I also enjoyed some of the characters, especially Susie's glamorous Grandmother, who tries to help the family carry on functioning.  Some of the other characters I could have done with seeing less of, particularly Ruth, the child-genius-lesbian who could sense death; I felt that she was very cliche and predictable.

So there I was, enjoying my reading - until I got to the end of the book.  I'm not going to give away the ending in case some of you haven't read the book, but something very silly and unbelievable happened and it completely ruined the book for me.  Took away all credibility from the story and I felt annoyed to have invested so much time in the book only for this paranormal inspired ending to happen.  I know I'm supposed to feel touched and moved, but I completely didn't.  I was just annoyed.

Verdict: Good first half, shame about the silly ending. 
Source: Owned
Score: 2 out of 5 (2 points for the beginning sections).


  1. Despite the book being Not Very Good, it was still better than the movie, which I saw before reading it. What a terrible film that was.

  2. Oh dear, I was hoping the film would be better than the book!

  3. I read the book but I can't remember the ending. But I do remember that I liked it just okay.

  4. I saved this up quite a while after it first had all the hype and so on. It wasn't a favourite overall. I think even though the hype had died down a little, I was still expecting too much from it maybe.

  5. I can't remember the ending either for some reason, although I do remember not enjoying the book. It was a bit too much for my imagination at the time I think.

    I just posted about The Marriage Plot, (another highly popular book,) and my final opinion was completely changed by the ending (this time for the better). I don't know if I like that very much--books that are made or broken by their endings--I think I'd rather the endings jive with the rest of the story a little more.

  6. Sabrina, I had a violent reaction to the ending, I guess others were underwhelmed?

    Lindsay, I think people over-reacted to this book. It wasn't nearly as good as the hype led me to believe.

    Melody, I so want to read The Marriage Plot, I'm hoping Santa brings it for me this year! I usually prefer predictable endings because then I can get into the flow of the story.

  7. I felt the same way. This was not a favorite of mine.

  8. This still remains one of my favourite books but it is tending to get bumped down the list as I read more :D I wonder if re-reading it would change my opinion of it.
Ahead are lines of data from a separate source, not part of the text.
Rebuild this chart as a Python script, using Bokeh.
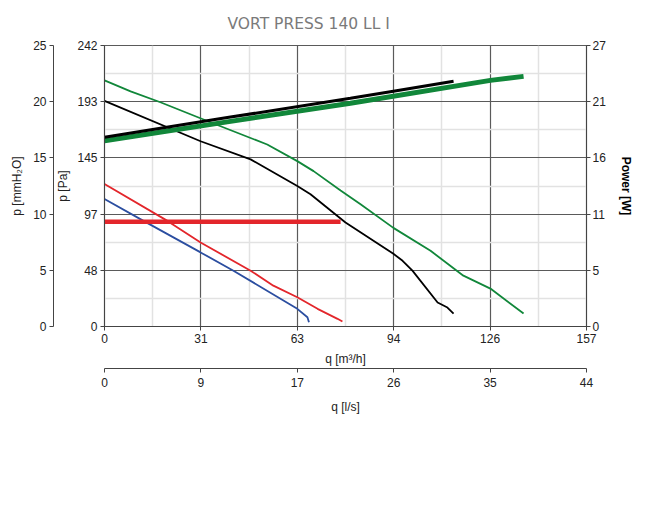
from bokeh.plotting import figure
from bokeh.models import Range1d, LinearAxis, FixedTicker, CustomJSTickFormatter, Title
from bokeh.embed import file_html
from bokeh.resources import INLINE

title_text = "VORT PRESS 140 LL I"
q_max = 157.0    # m3/h
p_max = 241.6    # Pa
w_max = 26.5     # W

x_tick_labels = ["0", "31", "63", "94", "126", "157"]
ls_tick_labels = ["0", "9", "17", "26", "35", "44"]
pa_tick_labels = ["0", "48", "97", "145", "193", "242"]
mm_tick_labels = ["0", "5", "10", "15", "20", "25"]
w_tick_labels = ["0", "5", "11", "16", "21", "27"]

# pressure curves: q [m3/h], p [Pa]
q_black = [0, 31.3, 47.6, 62.8, 67.1, 78.5, 94.1, 97.1, 100.3, 108.5, 111.7, 113.7]
p_black = [194.0, 159.3, 143.7, 120.8, 113.7, 89.4, 62.5, 56.5, 48.0, 20.6, 16.3, 11.1]

q_green = [0, 8.5, 18.2, 34.5, 53.0, 62.8, 68.1, 76.9, 83.4, 94.1, 106.2, 116.9, 125.7, 136.5]
p_green = [211.6, 202.2, 192.8, 175.6, 156.5, 142.2, 133.6, 117.0, 105.1, 84.8, 65.1, 43.7, 32.6, 11.1]

q_red = [0, 20.5, 31.3, 47.6, 55.0, 62.8, 69.4, 75.9, 77.5]
p_red = [122.5, 90.8, 72.2, 48.0, 35.1, 25.1, 15.2, 6.6, 4.3]

q_blue = [0, 12.7, 31.3, 42.0, 62.8, 66.1, 66.6]
p_blue = [109.7, 90.8, 63.7, 48.0, 15.2, 8.0, 3.7]

# power curves: q [m3/h], W
qw_black = [0, 40.0, 80.1, 94.1, 113.7]
w_black = [17.85, 19.7, 21.52, 22.19, 23.12]

qw_green = [0, 40.0, 80.1, 125.7, 136.5]
w_green = [17.52, 19.3, 21.05, 23.21, 23.59]

qw_red = [0, 76.9]
w_red = [9.87, 9.87]

GREEN = "#11873a"
RED = "#e3262b"
BLUE = "#2b4ea0"
BLACK = "#000000"
TXT = "#222222"
AX = "#444444"

p = figure(width=640, height=524, x_range=Range1d(0, q_max), y_range=Range1d(0, p_max),
           output_backend="svg", toolbar_location=None,
           min_border_left=104, min_border_right=54, min_border_top=44, min_border_bottom=198)
p.extra_y_ranges = {"w": Range1d(0, w_max)}

p.title = Title(text=title_text, align="left", offset=123, text_font="DejaVu Sans",
                text_font_size="15.5px", text_font_style="normal", text_color="#7a7a7a",
                standoff=25)

def ticks(vmax):
    return [vmax * i / 5 for i in range(6)]

def minors(vmax):
    return [vmax * (i + 0.5) / 5 for i in range(5)]

def fmt(labels, step):
    return CustomJSTickFormatter(args=dict(labels=labels, step=step),
                                 code="return labels[Math.round(tick / step)];")

def style_axis(ax, label, bold=False, lab_standoff=3, axlab_standoff=6):
    ax.axis_label = label
    ax.axis_label_text_font = "Liberation Sans"
    ax.axis_label_text_font_size = "12px"
    ax.axis_label_text_font_style = "bold" if bold else "normal"
    ax.axis_label_text_color = "#000000" if bold else TXT
    ax.major_label_text_font = "Liberation Sans"
    ax.major_label_text_font_size = "12px"
    ax.major_label_text_color = TXT
    ax.axis_line_color = AX
    ax.major_tick_line_color = AX
    ax.minor_tick_line_color = None
    ax.major_tick_in = 0
    ax.major_tick_out = 4
    ax.major_label_standoff = lab_standoff
    ax.axis_label_standoff = axlab_standoff

# bottom axes
xax = p.below[0]
xax.ticker = FixedTicker(ticks=ticks(q_max), minor_ticks=minors(q_max))
xax.formatter = fmt(x_tick_labels, q_max / 5)
style_axis(xax, "q [m³/h]")

ls_ax = LinearAxis(ticker=FixedTicker(ticks=ticks(q_max)), formatter=fmt(ls_tick_labels, q_max / 5))
style_axis(ls_ax, "q [l/s]", lab_standoff=5, axlab_standoff=10)
p.add_layout(ls_ax, "below")

# left axes
yax = p.left[0]
yax.ticker = FixedTicker(ticks=ticks(p_max), minor_ticks=minors(p_max))
yax.formatter = fmt(pa_tick_labels, p_max / 5)
style_axis(yax, "p [Pa]", axlab_standoff=4)

mm_ax = LinearAxis(ticker=FixedTicker(ticks=ticks(p_max)), formatter=fmt(mm_tick_labels, p_max / 5))
style_axis(mm_ax, "p [mmH₂O]")
p.add_layout(mm_ax, "left")

# right axis
w_ax = LinearAxis(y_range_name="w", ticker=FixedTicker(ticks=ticks(w_max)),
                  formatter=fmt(w_tick_labels, w_max / 5))
style_axis(w_ax, "Power [W]", bold=True, lab_standoff=2, axlab_standoff=10)
p.add_layout(w_ax, "right")

for g in (p.xgrid[0], p.ygrid[0]):
    g.grid_line_color = "#5a5a5a"
    g.grid_line_width = 1.2
    g.minor_grid_line_color = "#e2e2e2"
    g.minor_grid_line_width = 1.5

p.outline_line_color = "#5a5a5a"
p.outline_line_width = 1.2
p.background_fill_color = "white"
p.border_fill_color = "white"

# curves
p.line(q_blue, p_blue, line_color=BLUE, line_width=1.8)
p.line(q_red, p_red, line_color=RED, line_width=1.8)
p.line(q_black, p_black, line_color=BLACK, line_width=1.8)
p.line(q_green, p_green, line_color=GREEN, line_width=1.8)

p.line(qw_red, w_red, y_range_name="w", line_color=RED, line_width=4.5)
p.line(qw_green, w_green, y_range_name="w", line_color=GREEN, line_width=5)
p.line(qw_black, w_black, y_range_name="w", line_color=BLACK, line_width=3)

open("out.html", "w").write(file_html(p, INLINE))
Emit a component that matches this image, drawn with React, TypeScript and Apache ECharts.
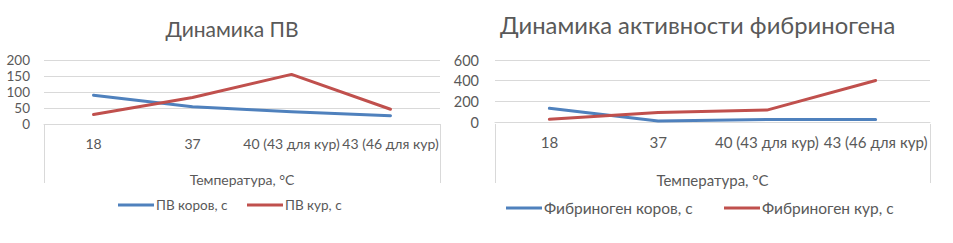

The movie is just okay (it's the visual effects and the brilliant Stanley Tucci that carry it). The book is much better IMO. I think the ending occured in much the same way that Susie could see her family and (*tiny spoiler*) subtly signal to her father. Willing suspension of disbelief required :)

  9. I had trouble with the end of the book, too. I thought the book was well written and I did like it more than the movie. I read Lucky by this author- which was very moving. I believe it is an autobiography.


  10. Beachreader, it does seem to attract strong opinions either way!

    Teacher/Learner, that always happens to me with favourite reads, they tend to get downgraded after a while. I don't think I will hunt out the film.

    Fairday Morrow, thanks for visiting my blog, I'm now off to visit yours. Maybe I would enjoy Lucky more than The Lovely Bones.

  11. I was sat here for a good few minutes trying to remember the ending because I haven't read it for two years or so. I THINK I remember what it was, and if I'm right, I thought it was rushed and a complete cop-out.

    Like you say, I loved the first two thirds or so but the ending, just.... ugh.

  12. I also hated it! I refused to even try the film after reading the book.

  13. I actually liked the ending, I found that towards the end the book became quite stagnant and kept going over the same subject matter, I thought this particular moment shook things up a little.

  14. I thought the book was very long for nothing happening really until the end (that you find silly). And I thought "well, what's the point?" because nothing happens for a really long time. And when it does, as you say, it is unbelievable. Also the movie is terrible. They cut some scenes that I think they should have neglect because it was important in the book.

  15. I expected something amazing from The Lovely Bones because of all the literary buzz but nothing I read could capture the sheer exhilaration of opening the book and discovering a new literary voice. I shouldn't say literary because the writing is so effortless and real that it feels more like breathing someone else's air. The book is so original I felt as if Sebold was inventing a new writing form. I can't imagine what her influences are because I have never read anything like this book.